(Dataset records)
* * *

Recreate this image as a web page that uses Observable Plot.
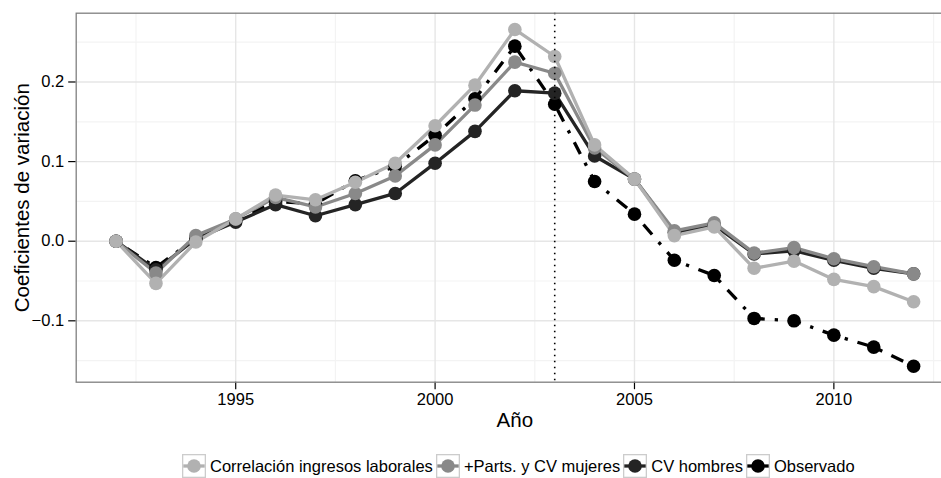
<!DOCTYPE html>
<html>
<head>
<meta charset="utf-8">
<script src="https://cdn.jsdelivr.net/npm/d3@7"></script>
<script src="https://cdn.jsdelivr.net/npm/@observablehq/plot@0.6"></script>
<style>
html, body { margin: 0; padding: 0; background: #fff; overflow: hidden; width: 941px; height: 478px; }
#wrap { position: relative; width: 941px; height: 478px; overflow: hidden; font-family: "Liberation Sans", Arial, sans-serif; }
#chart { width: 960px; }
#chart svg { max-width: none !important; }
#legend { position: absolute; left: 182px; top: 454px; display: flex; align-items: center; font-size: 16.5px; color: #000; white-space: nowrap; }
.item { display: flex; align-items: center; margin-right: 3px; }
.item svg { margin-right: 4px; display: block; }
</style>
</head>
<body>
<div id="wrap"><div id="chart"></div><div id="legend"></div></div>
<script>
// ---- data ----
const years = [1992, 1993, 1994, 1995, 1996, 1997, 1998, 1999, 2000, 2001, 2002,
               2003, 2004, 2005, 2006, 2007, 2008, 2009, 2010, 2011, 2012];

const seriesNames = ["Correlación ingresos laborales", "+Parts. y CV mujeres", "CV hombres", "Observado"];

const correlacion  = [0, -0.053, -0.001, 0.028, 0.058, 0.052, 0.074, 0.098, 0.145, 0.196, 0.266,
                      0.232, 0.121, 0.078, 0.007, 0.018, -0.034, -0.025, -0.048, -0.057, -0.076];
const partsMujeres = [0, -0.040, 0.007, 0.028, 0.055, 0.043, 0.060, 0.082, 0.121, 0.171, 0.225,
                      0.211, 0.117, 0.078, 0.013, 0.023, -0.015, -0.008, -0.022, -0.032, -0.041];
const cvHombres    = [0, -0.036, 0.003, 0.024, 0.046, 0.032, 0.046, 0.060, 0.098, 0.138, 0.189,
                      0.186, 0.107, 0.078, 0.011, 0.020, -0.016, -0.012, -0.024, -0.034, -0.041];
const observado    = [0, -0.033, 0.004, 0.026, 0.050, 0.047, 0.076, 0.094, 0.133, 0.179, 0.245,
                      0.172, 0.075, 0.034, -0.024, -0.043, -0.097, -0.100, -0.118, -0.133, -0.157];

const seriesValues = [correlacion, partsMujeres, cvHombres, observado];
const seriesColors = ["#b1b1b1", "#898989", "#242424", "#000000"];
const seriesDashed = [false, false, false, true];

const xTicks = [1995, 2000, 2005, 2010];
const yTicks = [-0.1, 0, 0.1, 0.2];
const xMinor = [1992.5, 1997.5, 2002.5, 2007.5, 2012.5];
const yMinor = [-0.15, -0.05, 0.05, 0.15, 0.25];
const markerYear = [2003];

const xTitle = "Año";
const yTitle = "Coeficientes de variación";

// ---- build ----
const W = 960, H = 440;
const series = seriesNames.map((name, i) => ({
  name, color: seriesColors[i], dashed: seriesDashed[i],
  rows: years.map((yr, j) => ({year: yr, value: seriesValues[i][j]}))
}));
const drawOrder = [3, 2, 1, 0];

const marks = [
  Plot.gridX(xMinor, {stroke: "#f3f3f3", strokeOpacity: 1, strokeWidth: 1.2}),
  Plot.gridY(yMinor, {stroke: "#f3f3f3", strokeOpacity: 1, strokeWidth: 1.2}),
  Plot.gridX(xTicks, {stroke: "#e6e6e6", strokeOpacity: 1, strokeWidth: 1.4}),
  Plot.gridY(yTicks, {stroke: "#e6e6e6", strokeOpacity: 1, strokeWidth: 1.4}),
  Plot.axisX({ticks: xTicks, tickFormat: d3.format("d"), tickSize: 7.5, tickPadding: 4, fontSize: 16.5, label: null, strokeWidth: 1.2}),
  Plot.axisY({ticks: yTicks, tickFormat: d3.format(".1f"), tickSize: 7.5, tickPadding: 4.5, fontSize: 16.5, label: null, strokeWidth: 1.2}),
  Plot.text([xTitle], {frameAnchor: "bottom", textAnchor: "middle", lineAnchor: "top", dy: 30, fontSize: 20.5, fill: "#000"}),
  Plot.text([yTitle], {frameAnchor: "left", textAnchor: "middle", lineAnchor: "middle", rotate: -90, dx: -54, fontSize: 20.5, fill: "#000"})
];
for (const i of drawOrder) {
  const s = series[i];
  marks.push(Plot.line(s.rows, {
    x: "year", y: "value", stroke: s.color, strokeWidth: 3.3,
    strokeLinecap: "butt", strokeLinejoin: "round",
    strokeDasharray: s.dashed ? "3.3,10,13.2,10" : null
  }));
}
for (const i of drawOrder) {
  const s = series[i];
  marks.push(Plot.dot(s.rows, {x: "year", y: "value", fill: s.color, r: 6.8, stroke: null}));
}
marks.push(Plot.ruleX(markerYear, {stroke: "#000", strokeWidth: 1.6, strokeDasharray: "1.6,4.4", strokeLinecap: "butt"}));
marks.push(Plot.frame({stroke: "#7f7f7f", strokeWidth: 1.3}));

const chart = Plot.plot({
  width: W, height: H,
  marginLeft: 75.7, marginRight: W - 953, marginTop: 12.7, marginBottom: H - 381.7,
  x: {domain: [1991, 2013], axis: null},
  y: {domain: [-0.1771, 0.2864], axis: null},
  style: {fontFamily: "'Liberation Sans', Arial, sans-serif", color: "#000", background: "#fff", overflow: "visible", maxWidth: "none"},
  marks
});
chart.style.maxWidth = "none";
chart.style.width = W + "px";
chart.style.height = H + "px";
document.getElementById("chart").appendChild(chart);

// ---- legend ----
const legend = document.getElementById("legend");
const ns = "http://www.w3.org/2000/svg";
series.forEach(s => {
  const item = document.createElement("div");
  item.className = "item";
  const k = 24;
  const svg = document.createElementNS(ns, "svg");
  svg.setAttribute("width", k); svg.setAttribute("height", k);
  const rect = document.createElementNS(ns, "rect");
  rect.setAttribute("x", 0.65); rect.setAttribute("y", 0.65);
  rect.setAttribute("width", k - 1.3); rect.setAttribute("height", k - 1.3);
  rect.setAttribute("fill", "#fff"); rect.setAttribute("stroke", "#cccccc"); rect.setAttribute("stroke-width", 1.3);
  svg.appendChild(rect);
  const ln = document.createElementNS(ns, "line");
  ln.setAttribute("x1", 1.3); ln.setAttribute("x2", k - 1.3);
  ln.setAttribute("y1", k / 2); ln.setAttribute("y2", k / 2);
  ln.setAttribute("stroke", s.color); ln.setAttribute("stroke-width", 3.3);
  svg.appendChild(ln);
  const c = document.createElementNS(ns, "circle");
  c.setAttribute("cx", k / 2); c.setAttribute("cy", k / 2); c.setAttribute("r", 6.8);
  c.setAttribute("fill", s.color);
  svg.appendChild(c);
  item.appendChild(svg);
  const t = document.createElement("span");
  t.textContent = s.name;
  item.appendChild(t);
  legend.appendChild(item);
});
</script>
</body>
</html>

* * *

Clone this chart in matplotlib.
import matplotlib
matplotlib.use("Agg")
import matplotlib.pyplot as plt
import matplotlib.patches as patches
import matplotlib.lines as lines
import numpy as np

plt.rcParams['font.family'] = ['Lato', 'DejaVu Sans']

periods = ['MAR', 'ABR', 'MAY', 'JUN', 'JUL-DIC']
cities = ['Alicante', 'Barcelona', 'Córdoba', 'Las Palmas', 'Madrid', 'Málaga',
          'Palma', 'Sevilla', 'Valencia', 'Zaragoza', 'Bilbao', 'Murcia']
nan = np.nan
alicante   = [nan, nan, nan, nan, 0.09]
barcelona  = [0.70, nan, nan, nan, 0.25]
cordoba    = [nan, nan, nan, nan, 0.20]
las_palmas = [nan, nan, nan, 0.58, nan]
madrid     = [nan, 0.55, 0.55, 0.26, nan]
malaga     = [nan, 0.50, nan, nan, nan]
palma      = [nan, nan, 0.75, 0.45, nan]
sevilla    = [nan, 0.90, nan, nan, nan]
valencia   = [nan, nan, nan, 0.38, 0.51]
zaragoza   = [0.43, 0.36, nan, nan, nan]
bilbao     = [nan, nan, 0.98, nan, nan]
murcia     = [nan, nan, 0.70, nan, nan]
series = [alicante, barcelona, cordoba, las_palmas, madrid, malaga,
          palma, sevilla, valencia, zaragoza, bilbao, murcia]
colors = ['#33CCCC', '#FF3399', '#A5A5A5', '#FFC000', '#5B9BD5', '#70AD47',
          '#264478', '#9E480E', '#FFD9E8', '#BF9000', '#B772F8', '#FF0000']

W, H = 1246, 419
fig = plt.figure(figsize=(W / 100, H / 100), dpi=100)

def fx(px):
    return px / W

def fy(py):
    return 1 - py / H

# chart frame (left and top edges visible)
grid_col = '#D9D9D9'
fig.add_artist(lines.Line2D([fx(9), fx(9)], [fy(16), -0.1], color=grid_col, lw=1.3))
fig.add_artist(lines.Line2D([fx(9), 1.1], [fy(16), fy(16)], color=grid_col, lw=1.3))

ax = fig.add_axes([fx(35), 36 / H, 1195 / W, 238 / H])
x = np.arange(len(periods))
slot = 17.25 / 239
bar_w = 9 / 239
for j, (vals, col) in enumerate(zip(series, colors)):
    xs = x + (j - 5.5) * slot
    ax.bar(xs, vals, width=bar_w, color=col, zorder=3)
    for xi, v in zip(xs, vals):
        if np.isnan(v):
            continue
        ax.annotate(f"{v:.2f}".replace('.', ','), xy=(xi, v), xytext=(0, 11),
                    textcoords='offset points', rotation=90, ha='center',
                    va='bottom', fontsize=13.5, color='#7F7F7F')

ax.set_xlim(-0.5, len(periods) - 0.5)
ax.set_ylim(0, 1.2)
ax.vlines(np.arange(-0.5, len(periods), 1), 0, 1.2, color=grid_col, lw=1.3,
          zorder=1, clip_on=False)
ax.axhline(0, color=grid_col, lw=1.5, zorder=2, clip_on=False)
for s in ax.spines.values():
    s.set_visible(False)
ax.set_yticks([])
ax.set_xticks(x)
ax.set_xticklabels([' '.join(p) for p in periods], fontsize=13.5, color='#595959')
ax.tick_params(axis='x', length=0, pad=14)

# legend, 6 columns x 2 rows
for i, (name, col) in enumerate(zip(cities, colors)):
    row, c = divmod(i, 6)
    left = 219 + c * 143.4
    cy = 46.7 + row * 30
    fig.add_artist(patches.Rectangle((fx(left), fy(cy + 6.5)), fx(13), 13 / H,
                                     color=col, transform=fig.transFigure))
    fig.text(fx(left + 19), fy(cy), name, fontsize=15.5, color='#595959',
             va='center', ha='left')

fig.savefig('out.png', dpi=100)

* * *

WHAT THE TASK ASKS » Repeat exactly the lines from the one containing "Clone this chart in matplotlib." to the one containing "fig = plt.figure(figsize=(W", both lines included, and nothing else.

SOLVED PROBLEM »
Clone this chart in matplotlib.
import matplotlib
matplotlib.use("Agg")
import matplotlib.pyplot as plt
import matplotlib.patches as patches
import matplotlib.lines as lines
import numpy as np

plt.rcParams['font.family'] = ['Lato', 'DejaVu Sans']

periods = ['MAR', 'ABR', 'MAY', 'JUN', 'JUL-DIC']
cities = ['Alicante', 'Barcelona', 'Córdoba', 'Las Palmas', 'Madrid', 'Málaga',
          'Palma', 'Sevilla', 'Valencia', 'Zaragoza', 'Bilbao', 'Murcia']
nan = np.nan
alicante   = [nan, nan, nan, nan, 0.09]
barcelona  = [0.70, nan, nan, nan, 0.25]
cordoba    = [nan, nan, nan, nan, 0.20]
las_palmas = [nan, nan, nan, 0.58, nan]
madrid     = [nan, 0.55, 0.55, 0.26, nan]
malaga     = [nan, 0.50, nan, nan, nan]
palma      = [nan, nan, 0.75, 0.45, nan]
sevilla    = [nan, 0.90, nan, nan, nan]
valencia   = [nan, nan, nan, 0.38, 0.51]
zaragoza   = [0.43, 0.36, nan, nan, nan]
bilbao     = [nan, nan, 0.98, nan, nan]
murcia     = [nan, nan, 0.70, nan, nan]
series = [alicante, barcelona, cordoba, las_palmas, madrid, malaga,
          palma, sevilla, valencia, zaragoza, bilbao, murcia]
colors = ['#33CCCC', '#FF3399', '#A5A5A5', '#FFC000', '#5B9BD5', '#70AD47',
          '#264478', '#9E480E', '#FFD9E8', '#BF9000', '#B772F8', '#FF0000']

W, H = 1246, 419
fig = plt.figure(figsize=(W / 100, H / 100), dpi=100)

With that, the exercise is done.